Start of INFORMATION PROVIDED
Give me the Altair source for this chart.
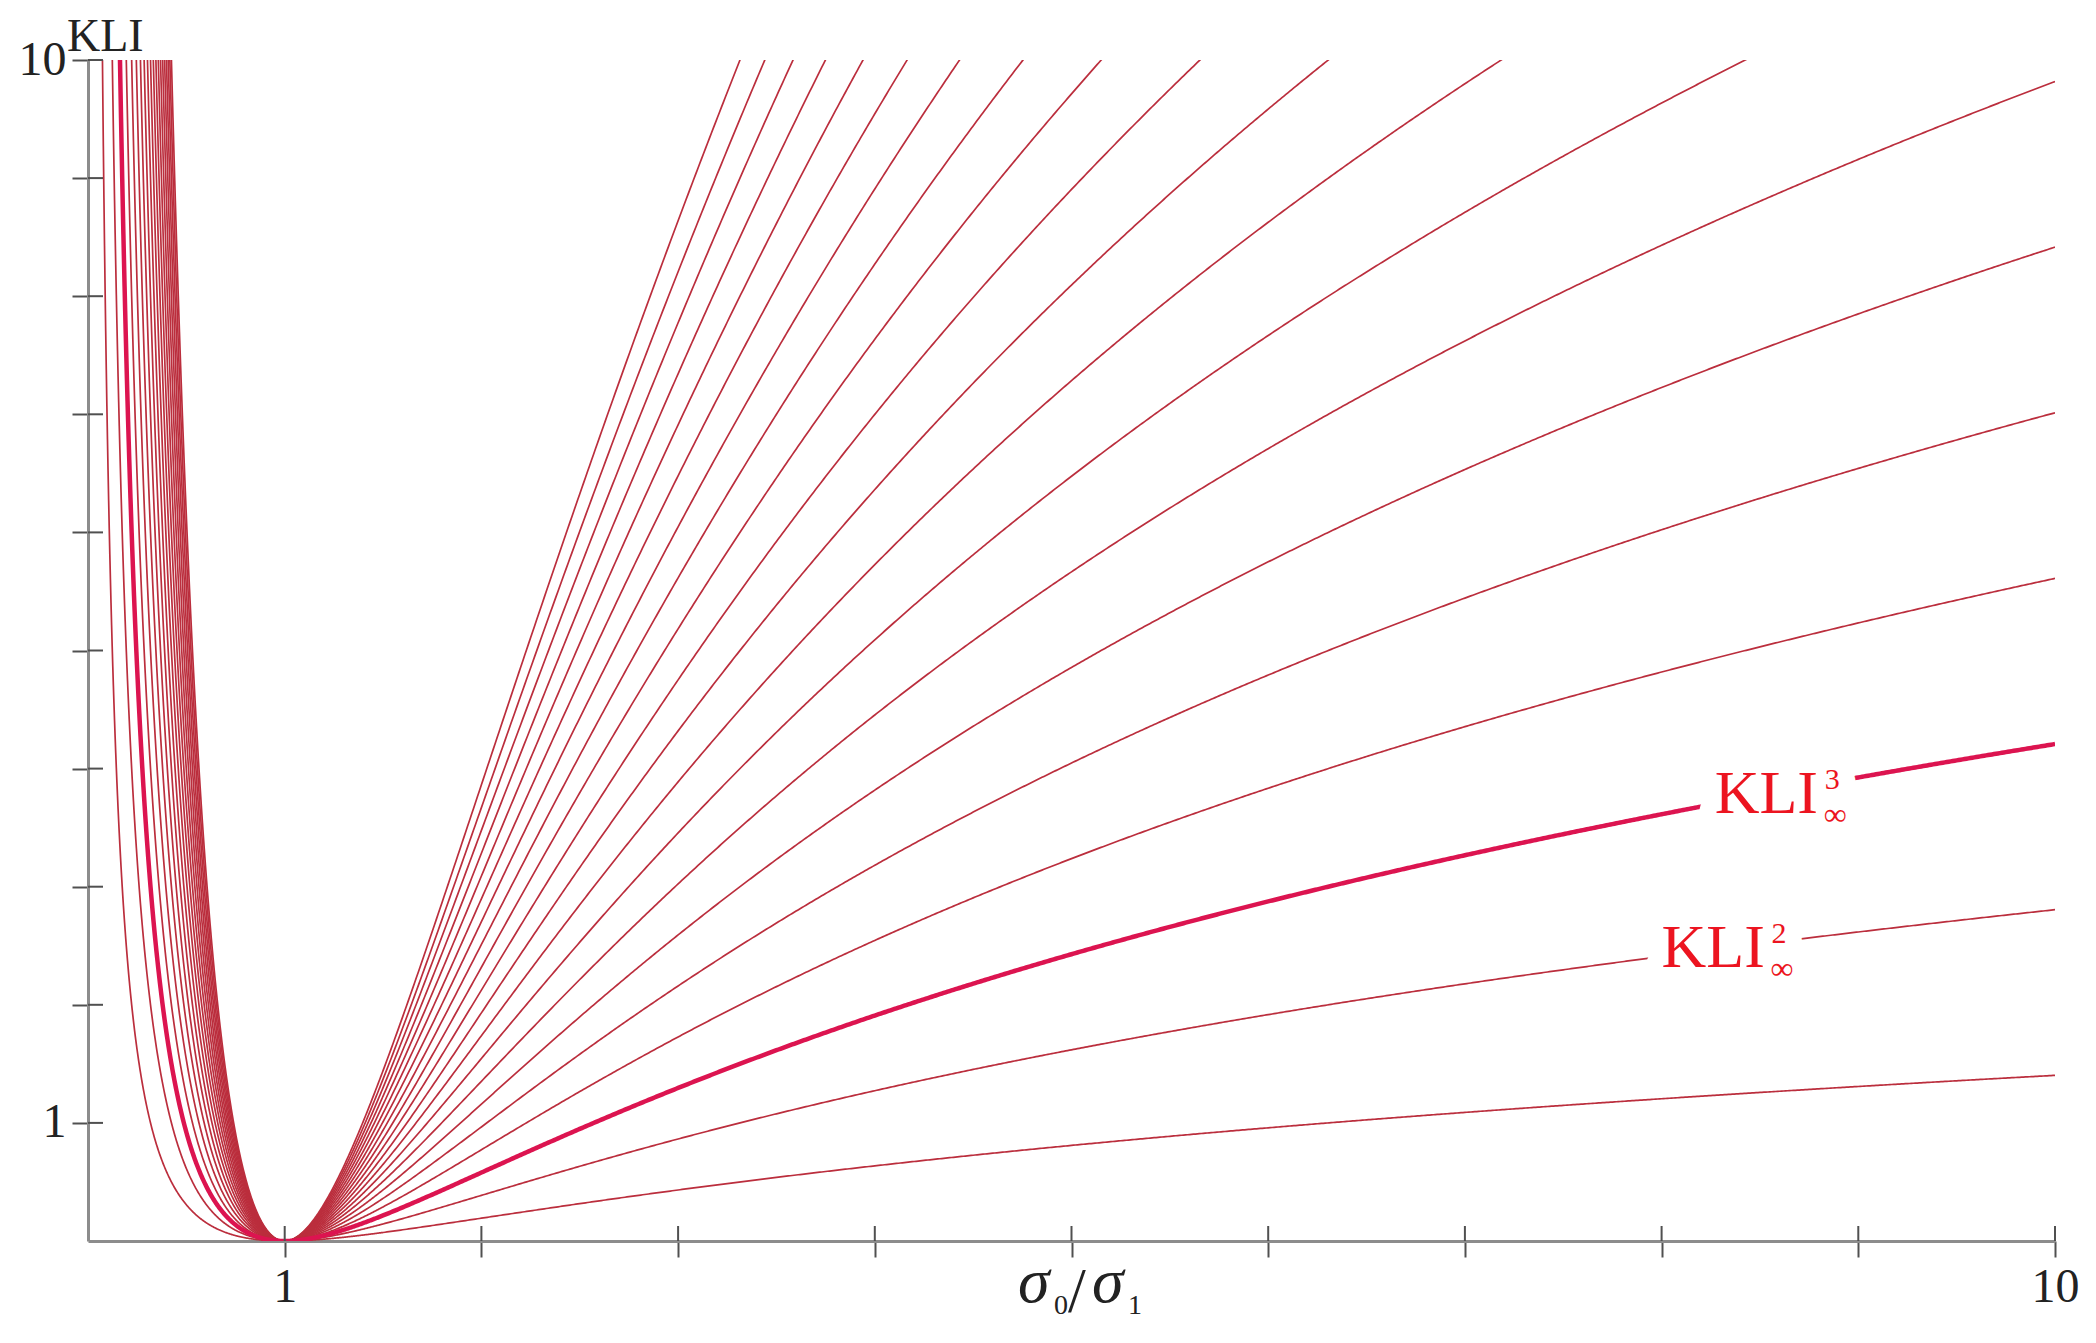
import numpy as np
import pandas as pd
import altair as alt

# ---- data -----------------------------------------------------------------
# family of curves KLI_inf^n = n * (ln r + 1/r - 1), r = sigma0/sigma1
# (the values read at r = 10 are 1.4, 2.8, 4.2, 5.6, 7.0, 8.4, 9.8 and the
#  steeper curves leave the top edge at r = 8.4, 7.2, 6.3, 5.65, ... 3.3)
multipliers = list(range(1, 21))
highlight_n = 3
x_ticks = [1, 2, 3, 4, 5, 6, 7, 8, 9, 10]
y_ticks = [1, 2, 3, 4, 5, 6, 7, 8, 9, 10]
label_n = [3, 2]
label_x = [8.27, 8.00]
label_y = [3.62, 2.32]

# ---- build table -----------------------------------------------------------
r_grid = np.concatenate([np.arange(0.03, 1.5, 0.003), np.arange(1.5, 10.0001, 0.01)])
base = np.log(r_grid) + 1.0 / r_grid - 1.0
rows = []
for n in multipliers:
    for r, b in zip(r_grid, base):
        v = n * b
        if v <= 14:
            rows.append({"r": float(r), "kli": float(v), "n": n})
df = pd.DataFrame(rows)
df_hi = df[df["n"] == highlight_n]

W, H = 1967, 1181
SERIF = "Liberation Serif"
THIN = "#bb2e3d"
THICK = "#dc1450"
LABEL_RED = "#ec1420"
AX = "#8c8c8c"
TICK = "#505050"
INK = "#222222"

xscale = alt.Scale(domain=[0, 10], nice=False, zero=False)
yscale = alt.Scale(domain=[0, 10], nice=False, zero=False)

LBL = "datum.value == 1 || datum.value == 10 ? datum.label : ''"
xaxis = alt.Axis(values=x_ticks, labelExpr=LBL, title="", grid=False, tickSize=16, tickWidth=2,
                 tickColor=TICK, domainColor=AX, domainWidth=3, labelFont=SERIF, labelFontSize=48,
                 labelColor=INK, labelPadding=6, labelFlush=False)
yaxis = alt.Axis(values=y_ticks, labelExpr=LBL, title="", grid=False, tickSize=16, tickWidth=2,
                 tickColor=TICK, domainColor=AX, domainWidth=3, labelFont=SERIF, labelFontSize=48,
                 labelColor=INK, labelPadding=6, labelFlush=False)

thin = alt.Chart(df).mark_line(clip=True, color=THIN, strokeWidth=1.7).encode(
    x=alt.X("r:Q", scale=xscale, axis=xaxis),
    y=alt.Y("kli:Q", scale=yscale, axis=yaxis),
    detail="n:N",
)
thick = alt.Chart(df_hi).mark_line(clip=True, color=THICK, strokeWidth=4.5).encode(
    x=alt.X("r:Q", axis=xaxis), y=alt.Y("kli:Q", axis=yaxis), detail="n:N"
)

# inner halves of the crossing tick marks
xt = pd.DataFrame({"t": x_ticks})
yt = pd.DataFrame({"t": y_ticks})
xin = alt.Chart(xt).mark_rule(color=TICK, strokeWidth=2).encode(
    x=alt.X("t:Q", axis=xaxis), y=alt.value(H - 15), y2=alt.value(H)
)
yin = alt.Chart(yt).mark_rule(color=TICK, strokeWidth=2).encode(
    y=alt.Y("t:Q", axis=yaxis), x=alt.value(0), x2=alt.value(15)
)

# curve labels KLI^n_inf with a white gap in the curve behind them
lab = pd.DataFrame({"x": label_x, "y": label_y, "sup": [str(v) for v in label_n],
                    "main": ["KLI", "KLI"], "inf": ["∞", "∞"]})


def text_layer(field, size, dx, dy, halo):
    kw = dict(align="left", baseline="alphabetic", font=SERIF, fontSize=size, dx=dx, dy=dy)
    if halo:
        kw.update(color="white", stroke="white", strokeWidth=34, strokeJoin="round")
    else:
        kw.update(color=LABEL_RED)
    return alt.Chart(lab).mark_text(**kw).encode(
        x=alt.X("x:Q", axis=xaxis), y=alt.Y("y:Q", axis=yaxis), text=f"{field}:N"
    )


halos = [text_layer("main", 62, 0, 0, True), text_layer("sup", 30, 110, -24, True),
         text_layer("inf", 32, 109, 12, True)]
texts = [text_layer("main", 62, 0, 0, False), text_layer("sup", 30, 110, -24, False),
         text_layer("inf", 32, 109, 12, False)]

# axis titles
ytitle = alt.Chart(pd.DataFrame({"s": ["KLI"]})).mark_text(
    align="left", baseline="alphabetic", font=SERIF, fontSize=46, color=INK
).encode(x=alt.value(-21), y=alt.value(-9), text="s:N")

xt_parts = pd.DataFrame({
    "s": ["σ", "0", "/", "σ", "1"],
    "px": [930, 966, 980, 1004, 1040],
    "py": [1242, 1254, 1252, 1242, 1254],
    "size": [64, 28, 64, 64, 28],
    "style": ["italic", "normal", "normal", "italic", "normal"],
})
xtitle_parts = []
for _, row in xt_parts.iterrows():
    xtitle_parts.append(
        alt.Chart(pd.DataFrame({"s": [row["s"]]})).mark_text(
            align="left", baseline="alphabetic", font=SERIF, fontSize=int(row["size"]),
            fontStyle=row["style"], color=INK
        ).encode(x=alt.value(int(row["px"])), y=alt.value(int(row["py"])), text="s:N")
    )

chart = alt.layer(thin, thick, xin, yin, *halos, *texts, ytitle, *xtitle_parts).properties(
    width=W, height=H,
    autosize=alt.AutoSizeParams(type="none"),
    padding={"left": 80, "top": 52, "right": 33, "bottom": 94},
    background="white",
).configure_view(stroke=None)

chart.save("out.html", embed_options={"renderer": "svg", "actions": False})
End of INFORMATION PROVIDED
» **EXERCISE**
Repeat the lines above exactly, and keep every picture out.

» **THE RESPONSE**
Give me the Altair source for this chart.
import numpy as np
import pandas as pd
import altair as alt

# ---- data -----------------------------------------------------------------
# family of curves KLI_inf^n = n * (ln r + 1/r - 1), r = sigma0/sigma1
# (the values read at r = 10 are 1.4, 2.8, 4.2, 5.6, 7.0, 8.4, 9.8 and the
#  steeper curves leave the top edge at r = 8.4, 7.2, 6.3, 5.65, ... 3.3)
multipliers = list(range(1, 21))
highlight_n = 3
x_ticks = [1, 2, 3, 4, 5, 6, 7, 8, 9, 10]
y_ticks = [1, 2, 3, 4, 5, 6, 7, 8, 9, 10]
label_n = [3, 2]
label_x = [8.27, 8.00]
label_y = [3.62, 2.32]

# ---- build table -----------------------------------------------------------
r_grid = np.concatenate([np.arange(0.03, 1.5, 0.003), np.arange(1.5, 10.0001, 0.01)])
base = np.log(r_grid) + 1.0 / r_grid - 1.0
rows = []
for n in multipliers:
    for r, b in zip(r_grid, base):
        v = n * b
        if v <= 14:
            rows.append({"r": float(r), "kli": float(v), "n": n})
df = pd.DataFrame(rows)
df_hi = df[df["n"] == highlight_n]

W, H = 1967, 1181
SERIF = "Liberation Serif"
THIN = "#bb2e3d"
THICK = "#dc1450"
LABEL_RED = "#ec1420"
AX = "#8c8c8c"
TICK = "#505050"
INK = "#222222"

xscale = alt.Scale(domain=[0, 10], nice=False, zero=False)
yscale = alt.Scale(domain=[0, 10], nice=False, zero=False)

LBL = "datum.value == 1 || datum.value == 10 ? datum.label : ''"
xaxis = alt.Axis(values=x_ticks, labelExpr=LBL, title="", grid=False, tickSize=16, tickWidth=2,
                 tickColor=TICK, domainColor=AX, domainWidth=3, labelFont=SERIF, labelFontSize=48,
                 labelColor=INK, labelPadding=6, labelFlush=False)
yaxis = alt.Axis(values=y_ticks, labelExpr=LBL, title="", grid=False, tickSize=16, tickWidth=2,
                 tickColor=TICK, domainColor=AX, domainWidth=3, labelFont=SERIF, labelFontSize=48,
                 labelColor=INK, labelPadding=6, labelFlush=False)

thin = alt.Chart(df).mark_line(clip=True, color=THIN, strokeWidth=1.7).encode(
    x=alt.X("r:Q", scale=xscale, axis=xaxis),
    y=alt.Y("kli:Q", scale=yscale, axis=yaxis),
    detail="n:N",
)
thick = alt.Chart(df_hi).mark_line(clip=True, color=THICK, strokeWidth=4.5).encode(
    x=alt.X("r:Q", axis=xaxis), y=alt.Y("kli:Q", axis=yaxis), detail="n:N"
)

# inner halves of the crossing tick marks
xt = pd.DataFrame({"t": x_ticks})
yt = pd.DataFrame({"t": y_ticks})
xin = alt.Chart(xt).mark_rule(color=TICK, strokeWidth=2).encode(
    x=alt.X("t:Q", axis=xaxis), y=alt.value(H - 15), y2=alt.value(H)
)
yin = alt.Chart(yt).mark_rule(color=TICK, strokeWidth=2).encode(
    y=alt.Y("t:Q", axis=yaxis), x=alt.value(0), x2=alt.value(15)
)

# curve labels KLI^n_inf with a white gap in the curve behind them
lab = pd.DataFrame({"x": label_x, "y": label_y, "sup": [str(v) for v in label_n],
                    "main": ["KLI", "KLI"], "inf": ["∞", "∞"]})


def text_layer(field, size, dx, dy, halo):
    kw = dict(align="left", baseline="alphabetic", font=SERIF, fontSize=size, dx=dx, dy=dy)
    if halo:
        kw.update(color="white", stroke="white", strokeWidth=34, strokeJoin="round")
    else:
        kw.update(color=LABEL_RED)
    return alt.Chart(lab).mark_text(**kw).encode(
        x=alt.X("x:Q", axis=xaxis), y=alt.Y("y:Q", axis=yaxis), text=f"{field}:N"
    )


halos = [text_layer("main", 62, 0, 0, True), text_layer("sup", 30, 110, -24, True),
         text_layer("inf", 32, 109, 12, True)]
texts = [text_layer("main", 62, 0, 0, False), text_layer("sup", 30, 110, -24, False),
         text_layer("inf", 32, 109, 12, False)]

# axis titles
ytitle = alt.Chart(pd.DataFrame({"s": ["KLI"]})).mark_text(
    align="left", baseline="alphabetic", font=SERIF, fontSize=46, color=INK
).encode(x=alt.value(-21), y=alt.value(-9), text="s:N")

xt_parts = pd.DataFrame({
    "s": ["σ", "0", "/", "σ", "1"],
    "px": [930, 966, 980, 1004, 1040],
    "py": [1242, 1254, 1252, 1242, 1254],
    "size": [64, 28, 64, 64, 28],
    "style": ["italic", "normal", "normal", "italic", "normal"],
})
xtitle_parts = []
for _, row in xt_parts.iterrows():
    xtitle_parts.append(
        alt.Chart(pd.DataFrame({"s": [row["s"]]})).mark_text(
            align="left", baseline="alphabetic", font=SERIF, fontSize=int(row["size"]),
            fontStyle=row["style"], color=INK
        ).encode(x=alt.value(int(row["px"])), y=alt.value(int(row["py"])), text="s:N")
    )

chart = alt.layer(thin, thick, xin, yin, *halos, *texts, ytitle, *xtitle_parts).properties(
    width=W, height=H,
    autosize=alt.AutoSizeParams(type="none"),
    padding={"left": 80, "top": 52, "right": 33, "bottom": 94},
    background="white",
).configure_view(stroke=None)

chart.save("out.html", embed_options={"renderer": "svg", "actions": False})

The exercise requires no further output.